The Digital Drain We Don’t Talk About
We talk a lot about physical tiredness. But what about digital fatigue? The kind that creeps in when you’re always online, always available, always responding. The kind that makes your brain feel scrambled even after a full night’s sleep.
Technology has blessed us with flexibility, but also cursed us with hyper-availability. Work is no longer a place we go; it’s a place we carry in our pockets. It pings at us from email apps, Slack notifications, and Google Calendar reminders. And because we can work from anywhere, many of us end up working everywhere, including Sundays.
The danger here isn’t just about working more hours. It’s about never having true mental distance from work. And that is where creativity dies. That’s where clarity and direction get lost in the noise.
Taking Sundays off is my way of fighting back. Of drawing a hard line. I don’t check email. I don’t take calls. I don’t open Notion. I don’t even allow myself to brainstorm. Sunday is for stillness. For walking without a podcast in my ear. For slow breakfasts and long conversations. For remembering that my worth is not tied to my output.
Productivity ≠ Pressure
One of the biggest lies hustle culture tells us is that every moment must be optimised. That rest is only allowed if it serves a goal. Read a book—so long as it’s self-help. Go for a walk, so long as it fuels new ideas. Even our “breaks” are filled with performance pressure.
But not everything needs to be useful to be valuable. Some things just need to be. A lazy Sunday afternoon. A nap without guilt. A meal cooked slowly, eaten with no phones on the table.
Real productivity flows from rest, not pressure. The best ideas I’ve had didn’t come when I was grinding at my desk. They came when I was relaxed, off the clock, letting my mind wander freely. Taking Sundays off has made me more productive during the week, not less. Because when you know rest is coming, you work with greater focus. When your brain has space, it creates better work.
Rest Is a Radical Act (Especially for Africans)
Let me speak here, especially to my fellow African professionals and entrepreneurs. Many of us grew up watching our parents hustle out of necessity. No breaks, no vacations. Just survival. So now, even when we have options, we feel guilty about resting. We feel we haven’t “earned it.”
But here’s what I’ve learned: rest is not the reward for hard work. It is the fuel for it.
In a continent where opportunities often come at great cost, choosing rest feels countercultural. But if we want to build the kind of businesses and legacies that outlive us, we need to unlearn the idea that endless sacrifice is the only way.
The irony? True success—the sustainable kind—requires boundaries. And boundaries require rest.

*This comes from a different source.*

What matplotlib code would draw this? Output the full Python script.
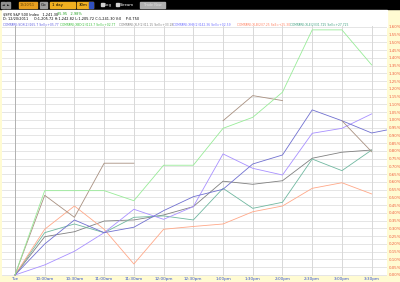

How I Practice Digital Rest on Sundays
This isn’t about being extreme. It’s about being intentional. Here’s what I do on Sundays to reset:
- Digital Detox: No work-related apps. No email. Minimal phone use.
- Movement: A walk, a stretch, sometimes just laying on the floor listening to music.
- Connection: I make time for family or friends, not in a rushed way, but in a “let’s sit and talk for hours” kind of way.
- Reflection: Journaling, praying, or just staring at the sky. It doesn’t have to be deep—just present.
- No Planning: I resist the urge to “prep” for the week ahead. That happens on Monday morning.
The goal isn’t to follow a rule—it’s to create space for restoration.
Final Thoughts: Rest Is a Form of Resistance
Saying no to hustle culture isn’t about being lazy or complacent. It’s about rejecting the lie that you are only as good as what you produce. It’s about honouring your body, your mind, and your time.
When I stopped working on Sundays, I didn’t fall behind. I caught up with myself.
And that’s the real win.
So here’s your permission slip—if you need one. To close your laptop. To take a nap. To go offline. To not have a plan for once. Because building something meaningful doesn’t mean burning yourself out.
Sustainable hustle means knowing when to work. But more importantly, knowing when to stop.
And for me, that starts every Sunday.
Have you reclaimed your rest day? What’s your version of a digital sabbath? I’d love to hear how you’re building a hustle culture that doesn’t drain your soul.